* Begin Information shown *
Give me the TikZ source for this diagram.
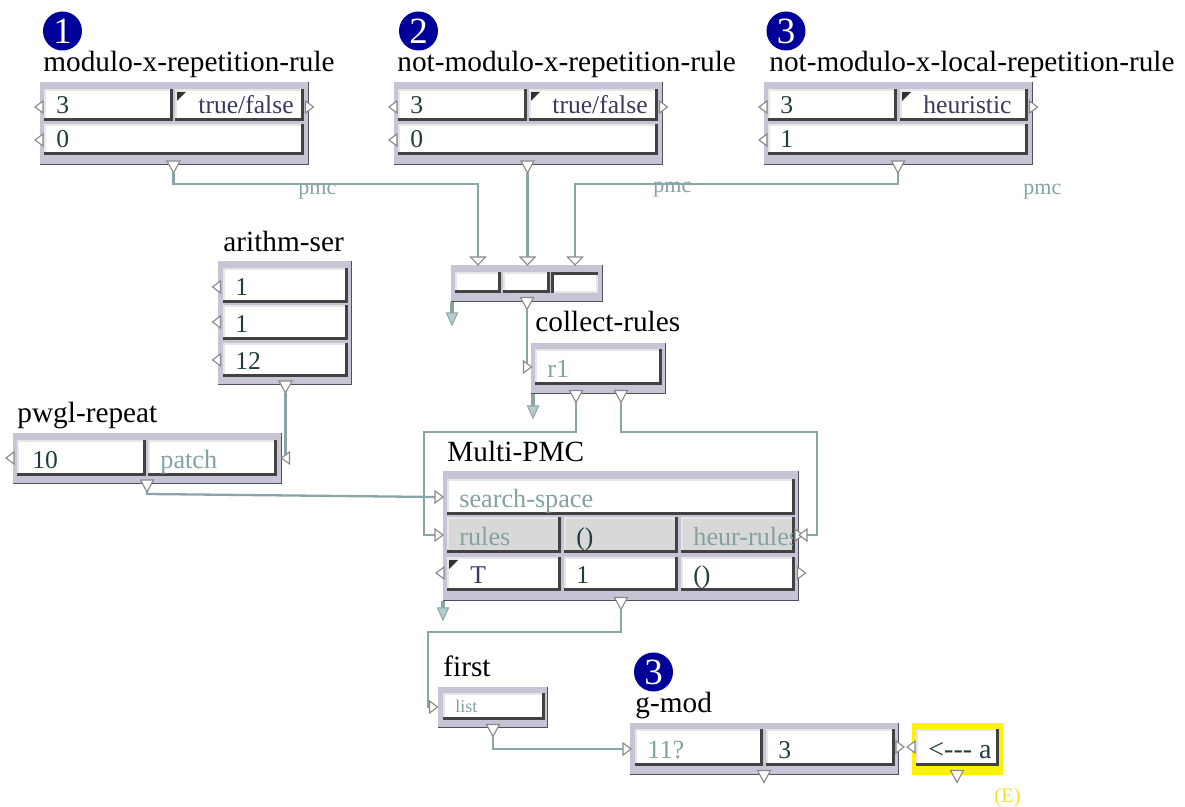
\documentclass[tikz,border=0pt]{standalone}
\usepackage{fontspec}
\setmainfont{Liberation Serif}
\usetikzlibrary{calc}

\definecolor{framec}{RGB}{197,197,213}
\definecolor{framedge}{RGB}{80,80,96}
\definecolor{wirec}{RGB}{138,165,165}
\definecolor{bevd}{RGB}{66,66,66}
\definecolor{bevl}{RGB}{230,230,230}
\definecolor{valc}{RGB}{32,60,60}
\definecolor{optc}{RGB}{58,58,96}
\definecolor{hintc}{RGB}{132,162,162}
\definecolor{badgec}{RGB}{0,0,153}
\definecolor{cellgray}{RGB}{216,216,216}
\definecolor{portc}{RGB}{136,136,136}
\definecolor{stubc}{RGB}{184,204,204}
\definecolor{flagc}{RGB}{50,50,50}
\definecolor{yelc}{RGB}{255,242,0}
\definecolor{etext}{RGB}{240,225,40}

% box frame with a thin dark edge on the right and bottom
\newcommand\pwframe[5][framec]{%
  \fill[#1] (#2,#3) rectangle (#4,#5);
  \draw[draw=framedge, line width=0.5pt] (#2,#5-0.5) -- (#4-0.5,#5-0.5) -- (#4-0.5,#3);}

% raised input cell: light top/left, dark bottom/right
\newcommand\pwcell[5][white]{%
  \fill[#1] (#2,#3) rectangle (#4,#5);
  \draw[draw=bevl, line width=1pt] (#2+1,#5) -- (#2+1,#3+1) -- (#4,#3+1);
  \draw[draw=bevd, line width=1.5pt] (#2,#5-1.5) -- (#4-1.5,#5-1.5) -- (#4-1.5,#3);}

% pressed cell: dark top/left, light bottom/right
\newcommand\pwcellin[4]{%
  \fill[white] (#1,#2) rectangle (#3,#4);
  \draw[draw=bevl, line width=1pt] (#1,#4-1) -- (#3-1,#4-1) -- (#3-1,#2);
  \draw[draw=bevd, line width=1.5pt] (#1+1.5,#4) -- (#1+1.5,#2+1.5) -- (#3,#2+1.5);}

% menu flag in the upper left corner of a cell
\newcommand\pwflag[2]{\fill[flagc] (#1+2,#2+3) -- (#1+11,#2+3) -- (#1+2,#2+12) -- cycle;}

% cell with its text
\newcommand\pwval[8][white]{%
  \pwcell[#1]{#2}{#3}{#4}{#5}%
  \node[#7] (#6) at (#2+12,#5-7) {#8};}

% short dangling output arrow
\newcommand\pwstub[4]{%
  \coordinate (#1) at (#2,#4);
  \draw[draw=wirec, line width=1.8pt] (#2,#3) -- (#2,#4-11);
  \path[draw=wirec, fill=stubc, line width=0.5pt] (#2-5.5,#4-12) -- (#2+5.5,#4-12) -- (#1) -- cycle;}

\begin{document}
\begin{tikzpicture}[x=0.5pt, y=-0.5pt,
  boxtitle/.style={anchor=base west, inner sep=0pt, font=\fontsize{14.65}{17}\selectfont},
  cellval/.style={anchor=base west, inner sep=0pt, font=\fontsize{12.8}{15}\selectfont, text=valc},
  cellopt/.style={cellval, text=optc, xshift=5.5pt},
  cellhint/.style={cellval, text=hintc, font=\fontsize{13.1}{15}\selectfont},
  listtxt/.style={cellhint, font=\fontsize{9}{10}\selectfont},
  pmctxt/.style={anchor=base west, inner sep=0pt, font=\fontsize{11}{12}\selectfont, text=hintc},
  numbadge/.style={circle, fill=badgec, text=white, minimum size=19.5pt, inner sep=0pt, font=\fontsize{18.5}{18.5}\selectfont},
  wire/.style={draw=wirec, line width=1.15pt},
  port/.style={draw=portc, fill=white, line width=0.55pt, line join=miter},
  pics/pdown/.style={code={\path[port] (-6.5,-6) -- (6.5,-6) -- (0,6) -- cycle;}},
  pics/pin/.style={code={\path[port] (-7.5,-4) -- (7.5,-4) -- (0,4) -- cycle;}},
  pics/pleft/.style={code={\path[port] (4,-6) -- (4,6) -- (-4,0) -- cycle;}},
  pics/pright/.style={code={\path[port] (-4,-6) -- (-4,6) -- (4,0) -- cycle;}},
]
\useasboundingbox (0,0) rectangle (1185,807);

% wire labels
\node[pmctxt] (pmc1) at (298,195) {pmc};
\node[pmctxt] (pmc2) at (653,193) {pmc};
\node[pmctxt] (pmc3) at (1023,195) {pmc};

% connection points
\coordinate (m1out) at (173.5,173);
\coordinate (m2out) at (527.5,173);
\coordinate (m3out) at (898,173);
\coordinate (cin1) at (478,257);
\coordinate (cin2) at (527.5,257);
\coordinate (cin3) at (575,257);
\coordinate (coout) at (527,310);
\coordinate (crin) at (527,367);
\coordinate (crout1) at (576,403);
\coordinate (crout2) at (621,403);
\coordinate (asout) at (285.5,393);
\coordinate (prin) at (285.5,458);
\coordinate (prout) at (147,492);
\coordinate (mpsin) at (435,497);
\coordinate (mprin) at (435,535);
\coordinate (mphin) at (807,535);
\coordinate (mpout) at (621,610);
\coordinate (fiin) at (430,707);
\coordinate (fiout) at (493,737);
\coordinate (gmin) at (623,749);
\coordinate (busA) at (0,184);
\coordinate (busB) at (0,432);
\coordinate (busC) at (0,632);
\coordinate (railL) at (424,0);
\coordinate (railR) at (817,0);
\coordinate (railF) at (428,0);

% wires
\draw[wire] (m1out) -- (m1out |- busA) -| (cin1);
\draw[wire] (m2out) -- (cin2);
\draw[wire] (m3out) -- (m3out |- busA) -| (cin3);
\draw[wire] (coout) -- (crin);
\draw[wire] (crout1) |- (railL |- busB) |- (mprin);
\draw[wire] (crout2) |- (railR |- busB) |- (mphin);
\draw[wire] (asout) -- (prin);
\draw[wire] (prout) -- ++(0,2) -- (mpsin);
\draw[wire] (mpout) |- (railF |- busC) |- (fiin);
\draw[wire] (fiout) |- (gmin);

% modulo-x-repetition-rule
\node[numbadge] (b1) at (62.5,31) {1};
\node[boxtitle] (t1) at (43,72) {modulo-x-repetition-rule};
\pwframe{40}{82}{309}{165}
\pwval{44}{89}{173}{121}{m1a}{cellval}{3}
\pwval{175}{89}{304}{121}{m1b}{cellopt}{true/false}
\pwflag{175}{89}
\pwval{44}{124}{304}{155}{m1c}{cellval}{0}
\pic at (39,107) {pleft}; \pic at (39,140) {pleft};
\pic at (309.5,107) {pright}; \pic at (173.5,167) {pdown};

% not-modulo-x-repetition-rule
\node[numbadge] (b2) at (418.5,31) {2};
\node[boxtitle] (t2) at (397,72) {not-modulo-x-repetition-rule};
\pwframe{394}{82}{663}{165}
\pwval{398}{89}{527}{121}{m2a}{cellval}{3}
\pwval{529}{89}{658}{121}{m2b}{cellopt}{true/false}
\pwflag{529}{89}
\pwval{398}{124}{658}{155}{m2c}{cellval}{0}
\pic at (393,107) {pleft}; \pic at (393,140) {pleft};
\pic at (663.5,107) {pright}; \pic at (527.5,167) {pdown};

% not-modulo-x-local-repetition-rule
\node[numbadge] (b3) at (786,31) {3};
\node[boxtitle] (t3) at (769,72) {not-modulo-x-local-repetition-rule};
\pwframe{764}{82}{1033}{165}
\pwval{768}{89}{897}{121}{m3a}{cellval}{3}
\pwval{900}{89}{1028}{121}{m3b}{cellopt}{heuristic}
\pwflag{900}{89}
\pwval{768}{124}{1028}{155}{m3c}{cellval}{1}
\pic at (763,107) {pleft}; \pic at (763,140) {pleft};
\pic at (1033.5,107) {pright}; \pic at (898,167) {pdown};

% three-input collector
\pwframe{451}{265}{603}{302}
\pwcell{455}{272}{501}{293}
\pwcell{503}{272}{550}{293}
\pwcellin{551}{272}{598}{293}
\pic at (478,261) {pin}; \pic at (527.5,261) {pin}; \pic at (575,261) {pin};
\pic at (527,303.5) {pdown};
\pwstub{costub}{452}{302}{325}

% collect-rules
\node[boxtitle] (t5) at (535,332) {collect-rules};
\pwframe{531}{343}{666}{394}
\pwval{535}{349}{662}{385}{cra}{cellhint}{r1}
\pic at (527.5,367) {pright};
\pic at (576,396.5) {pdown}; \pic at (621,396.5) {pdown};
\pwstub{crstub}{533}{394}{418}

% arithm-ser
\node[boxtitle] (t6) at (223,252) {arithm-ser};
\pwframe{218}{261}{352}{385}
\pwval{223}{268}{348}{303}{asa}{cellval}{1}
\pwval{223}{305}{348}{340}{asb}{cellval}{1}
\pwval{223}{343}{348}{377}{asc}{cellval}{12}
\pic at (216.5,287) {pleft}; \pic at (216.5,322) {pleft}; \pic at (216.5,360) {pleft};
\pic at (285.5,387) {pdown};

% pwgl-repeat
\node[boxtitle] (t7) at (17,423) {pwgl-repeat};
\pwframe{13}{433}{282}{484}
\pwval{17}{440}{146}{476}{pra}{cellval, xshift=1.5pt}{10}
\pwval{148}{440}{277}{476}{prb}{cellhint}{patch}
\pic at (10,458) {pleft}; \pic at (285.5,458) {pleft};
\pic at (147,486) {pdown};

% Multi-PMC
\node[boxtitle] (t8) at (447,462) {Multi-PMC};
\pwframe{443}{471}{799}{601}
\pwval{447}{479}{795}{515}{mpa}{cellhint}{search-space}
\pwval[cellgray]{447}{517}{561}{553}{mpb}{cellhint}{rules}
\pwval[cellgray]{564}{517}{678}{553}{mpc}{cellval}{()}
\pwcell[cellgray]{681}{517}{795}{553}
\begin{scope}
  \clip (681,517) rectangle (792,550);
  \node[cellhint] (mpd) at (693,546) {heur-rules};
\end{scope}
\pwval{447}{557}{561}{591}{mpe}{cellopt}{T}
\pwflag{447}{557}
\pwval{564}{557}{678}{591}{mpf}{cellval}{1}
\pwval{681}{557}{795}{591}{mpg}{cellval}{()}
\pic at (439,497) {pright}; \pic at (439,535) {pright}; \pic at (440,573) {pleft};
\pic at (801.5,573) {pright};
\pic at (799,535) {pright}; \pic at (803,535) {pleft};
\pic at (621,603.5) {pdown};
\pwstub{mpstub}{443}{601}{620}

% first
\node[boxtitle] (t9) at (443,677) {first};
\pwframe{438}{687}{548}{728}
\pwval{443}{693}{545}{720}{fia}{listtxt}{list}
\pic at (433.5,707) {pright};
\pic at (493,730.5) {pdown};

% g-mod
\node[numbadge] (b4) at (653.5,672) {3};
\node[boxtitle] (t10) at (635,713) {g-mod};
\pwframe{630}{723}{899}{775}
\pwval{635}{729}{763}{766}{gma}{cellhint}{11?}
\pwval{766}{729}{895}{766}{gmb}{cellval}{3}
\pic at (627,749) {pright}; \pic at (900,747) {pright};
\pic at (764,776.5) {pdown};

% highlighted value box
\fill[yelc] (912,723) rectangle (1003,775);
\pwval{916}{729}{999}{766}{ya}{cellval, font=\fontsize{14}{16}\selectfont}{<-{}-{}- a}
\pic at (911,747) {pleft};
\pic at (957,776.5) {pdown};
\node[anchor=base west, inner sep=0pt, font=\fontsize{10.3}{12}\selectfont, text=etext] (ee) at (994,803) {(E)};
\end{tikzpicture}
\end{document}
* End Information shown *
Required work »
Each line from the top of the material through the line containing "fill=stubc, line width=0.5pt]" should be reproduced exactly; please drop any images.

Answer to this task »
Give me the TikZ source for this diagram.
\documentclass[tikz,border=0pt]{standalone}
\usepackage{fontspec}
\setmainfont{Liberation Serif}
\usetikzlibrary{calc}

\definecolor{framec}{RGB}{197,197,213}
\definecolor{framedge}{RGB}{80,80,96}
\definecolor{wirec}{RGB}{138,165,165}
\definecolor{bevd}{RGB}{66,66,66}
\definecolor{bevl}{RGB}{230,230,230}
\definecolor{valc}{RGB}{32,60,60}
\definecolor{optc}{RGB}{58,58,96}
\definecolor{hintc}{RGB}{132,162,162}
\definecolor{badgec}{RGB}{0,0,153}
\definecolor{cellgray}{RGB}{216,216,216}
\definecolor{portc}{RGB}{136,136,136}
\definecolor{stubc}{RGB}{184,204,204}
\definecolor{flagc}{RGB}{50,50,50}
\definecolor{yelc}{RGB}{255,242,0}
\definecolor{etext}{RGB}{240,225,40}

% box frame with a thin dark edge on the right and bottom
\newcommand\pwframe[5][framec]{%
  \fill[#1] (#2,#3) rectangle (#4,#5);
  \draw[draw=framedge, line width=0.5pt] (#2,#5-0.5) -- (#4-0.5,#5-0.5) -- (#4-0.5,#3);}

% raised input cell: light top/left, dark bottom/right
\newcommand\pwcell[5][white]{%
  \fill[#1] (#2,#3) rectangle (#4,#5);
  \draw[draw=bevl, line width=1pt] (#2+1,#5) -- (#2+1,#3+1) -- (#4,#3+1);
  \draw[draw=bevd, line width=1.5pt] (#2,#5-1.5) -- (#4-1.5,#5-1.5) -- (#4-1.5,#3);}

% pressed cell: dark top/left, light bottom/right
\newcommand\pwcellin[4]{%
  \fill[white] (#1,#2) rectangle (#3,#4);
  \draw[draw=bevl, line width=1pt] (#1,#4-1) -- (#3-1,#4-1) -- (#3-1,#2);
  \draw[draw=bevd, line width=1.5pt] (#1+1.5,#4) -- (#1+1.5,#2+1.5) -- (#3,#2+1.5);}

% menu flag in the upper left corner of a cell
\newcommand\pwflag[2]{\fill[flagc] (#1+2,#2+3) -- (#1+11,#2+3) -- (#1+2,#2+12) -- cycle;}

% cell with its text
\newcommand\pwval[8][white]{%
  \pwcell[#1]{#2}{#3}{#4}{#5}%
  \node[#7] (#6) at (#2+12,#5-7) {#8};}

% short dangling output arrow
\newcommand\pwstub[4]{%
  \coordinate (#1) at (#2,#4);
  \draw[draw=wirec, line width=1.8pt] (#2,#3) -- (#2,#4-11);
  \path[draw=wirec, fill=stubc, line width=0.5pt] (#2-5.5,#4-12) -- (#2+5.5,#4-12) -- (#1) -- cycle;}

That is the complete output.